Ohnehin ist es zumindest nach europäischem Recht in der Praxis kaum möglich, dass Arbeitslose oder Jobsucher aus dem Ausland hierzulande Sozialleistungen beanspruchen können. EU-Bürger wie Bulgaren oder Rumänen, die arbeitslos sind, können sich nur dann länger als drei Monate in ihrer neuen Heimat aufhalten, wenn sie über ausreichende finanzielle Eigenmittel verfügen. Wer aktiv Arbeit sucht, kann sich sechs Monate oder länger im EU-Aufnahmeland aufhalten, sofern er eine „begründete Aussicht“ auf Arbeit hat. Allerdings geht das EU-Recht auch in diesen Fällen nicht von einer Unterstützung durch Sozialleistungen des Aufnahmelandes aus; dagegen können Jobsucher Arbeitslosenunterstützung von ihrem Herkunftsland erhalten, wenn sie dort zuvor als arbeitslos registriert wurden.
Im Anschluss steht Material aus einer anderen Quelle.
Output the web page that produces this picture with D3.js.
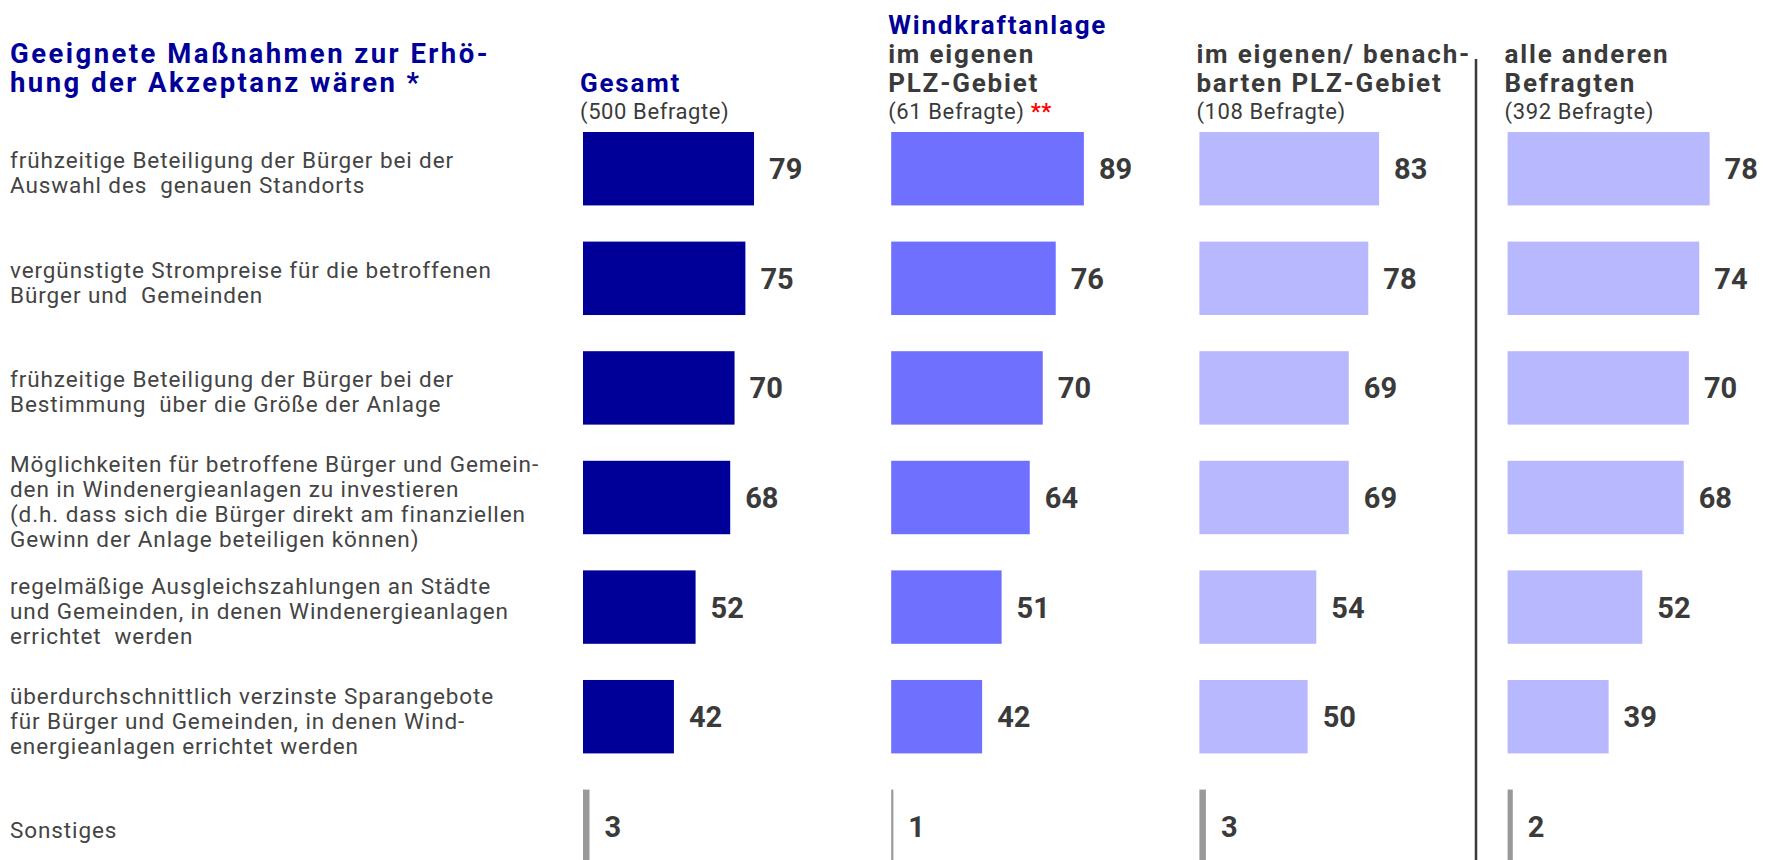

Da die EU nicht in die Sozialgesetzgebung der Mitgliedstaaten eingreift, basierte ein Urteil des Landessozialgerichts von Nordrhein-Westfalen vom Oktober, das von vielen Kommunen mit Besorgnis betrachtet wird, allein auf deutschem Recht. Einer rumänischen Roma-Familie war Hartz IV mit der Begründung zugesprochen worden, ihre Arbeitssuche in Deutschland sei nicht erfolgversprechend. Ein Vorteil für die Betroffenen muss das jedoch nicht sein, weil ihnen mit der Feststellung, sie hätten keine Chance auf Arbeit, die Abschiebung droht. Allerdings gibt es zur Frage, ob arbeitssuchende EU-Bürger von Hartz IV ausgeschlossen werden können, noch keine Grundsatzentscheidung des Bundessozialgerichts oder des Europäischen Gerichtshofs.
Die Rechtslage für EU-Ausländer ändert sich erneut, wenn sie sich fünf Jahre lang ununterbrochen rechtmäßig im Aufnahmeland aufgehalten haben: In diesem Fall können EU-Bürger genauso wie Staatsangehörige des Aufnahmelandes Sozialhilfe beantragen – eine Diskriminierung ist nach EU-Recht nicht möglich.
Wie mobil sind die EU-Bürger?
Insgesamt leben über 14 Millionen EU- Bürger in einem anderen Mitgliedsland. Nach Angaben der EU-Kommission besteht kein statistischer Zusammenhang zwischen der Großzügigkeit der Sozialsysteme und dem Zuzug aus dem EU-Ausland. Nach der EU-Osterweiterung im Jahr 2004 suchten zahlreiche Polen zunächst in Großbritannien und Irland Arbeit, weil dort der Arbeitsmarkt im Gegensatz zu Deutschland komplett geöffnet war. Laut der britischen Statistikbehörde ONS stieg die Zahl der in England und Wales lebenden Menschen mit polnischen Wurzeln zwischen 2001 und 2011 um das Zehnfache – von 58 000 auf 579 000. Damit wurden die Polen nach den Indern dort nach der Osterweiterung zur zweitstärksten ausländischen Community.